What arranged marriage really is


Camorah Sillito

A man and woman’s golden wedding rings sit across from each other and between them, a black, bold question mark.

Diana Onorato, Reporter

A long-standing tradition, one viewed with much controversy, is arranged marriage. Arranged marriages have been around since ancient times and are practiced worldwide. It wasn’t until the 18th century that arranged marriages became less common in European countries. They were imposed to strengthen family relationships or form alliances with other people of power according to the New World Encyclopedia. One of the most famous arranged marriages was Marie Antoinette and King Louis XVl.

Depictions of arranged marriage can also be found in many films and show an array of them. Reign, a show on Netflix, shows many ladies married off to help the country strengthen alliances. They show the feelings people go through and help show what people have done throughout all of history.

There are a few types of arranged marriages and differ from person to person. The two main categories are consensual arranged marriage and forced marriage. In a forced marriage the bride or groom has no say, they have to get married despite their feelings. When it is consensual the bride or groom agrees and knows what they are getting into. They both agree to marry each other.

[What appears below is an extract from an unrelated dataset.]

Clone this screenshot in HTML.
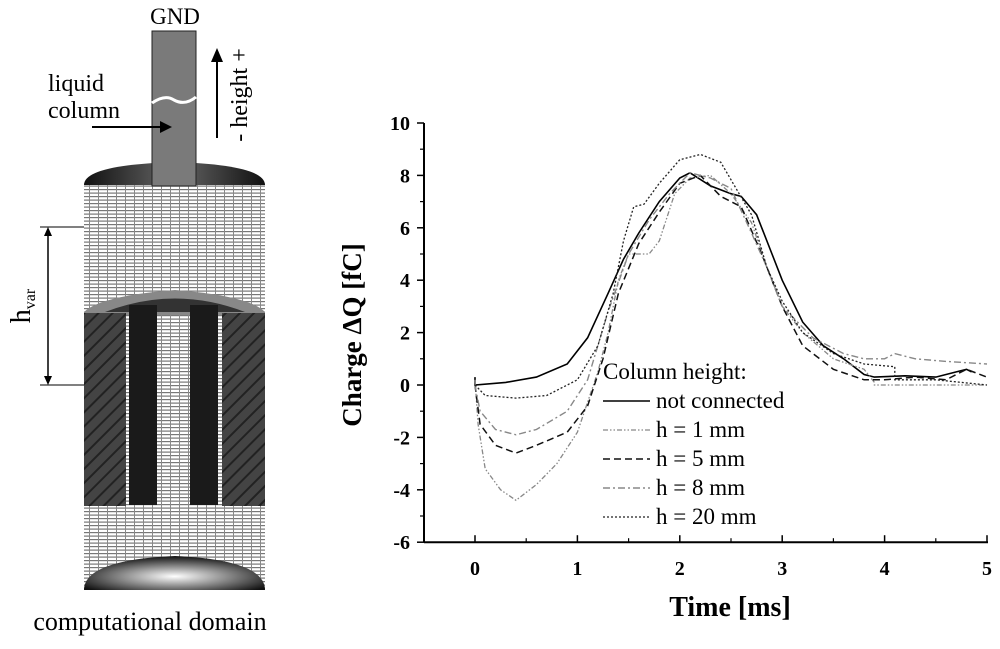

“They are not the same! I know that some don’t understand but we should be open and accepting to other people’s ways, rather than immediately assuming it’s bad,” said senior Ashley Fall.

Most often, people’s initial reaction to arranged marriages is based on the forced category of arranged marriage. It is also closely associated with forced child marriage to those who may not be familiar with arranged marriage. These girls are married off as young as thirteen years old with no say. Child marriage is quickly becoming more discriminated against and not legal in many countries. This would never happen in a regular arranged marriage.

“I’ve never really understood arranged marriage, I feel like it creates a messed up situation but also it’s none of my business,” said senior Kennya Magallanes.

For some, it can be difficult to see past what they know when that’s all they have been taught about arranged marriage. However, statistics show, less than 25% of arranged marriages are forced according to a 2012 study done by Statistic Brain. 

“My brother and all my cousins have had arranged marriages in the past few years or will be married in the next few years,” said senior Fall.

In fact, in places where it is more common,  there is a preference toward arranged marriages. In the U.S. you will find significantly less forced marriage given it has laws and a looser mindset than other countries who more prominently practice arranged marriage. 

As more people integrate their culture to the U.S the trend follows. It is likely that people with an arranged marriage background will be married to someone of their parents’ choosing. More likely than not the person the parents choose will be closely involved with the family. The chosen could be a first or second cousin.

“When I graduate I am going to Pakistan to have my wedding. I already have my dress picked out,” said senior Fall.

Students have already begun to plan their weddings in detail and are planning for this future. A wedding can take a long time to plan so engagements happen over a year before the wedding. As much as this can be an exciting time, it can also be very nerve-racking.

“ At first I was scared, I wasn’t sure how it was to work. I barely knew this guy, but I went into it with an open mind and everything turned out alright,” said local Mona Aswad.

Many men and women experience arranged marriage this way.

“People need to keep an open mind, if it is so common there has to be a good reason why,” said Aswad.

There are fairly high success rates in arranged marriages. The divorce rate is as low as 6.3% according to a study done by Statistic Brain. The reason for that could be subject to opinion but maybe they are doing something good.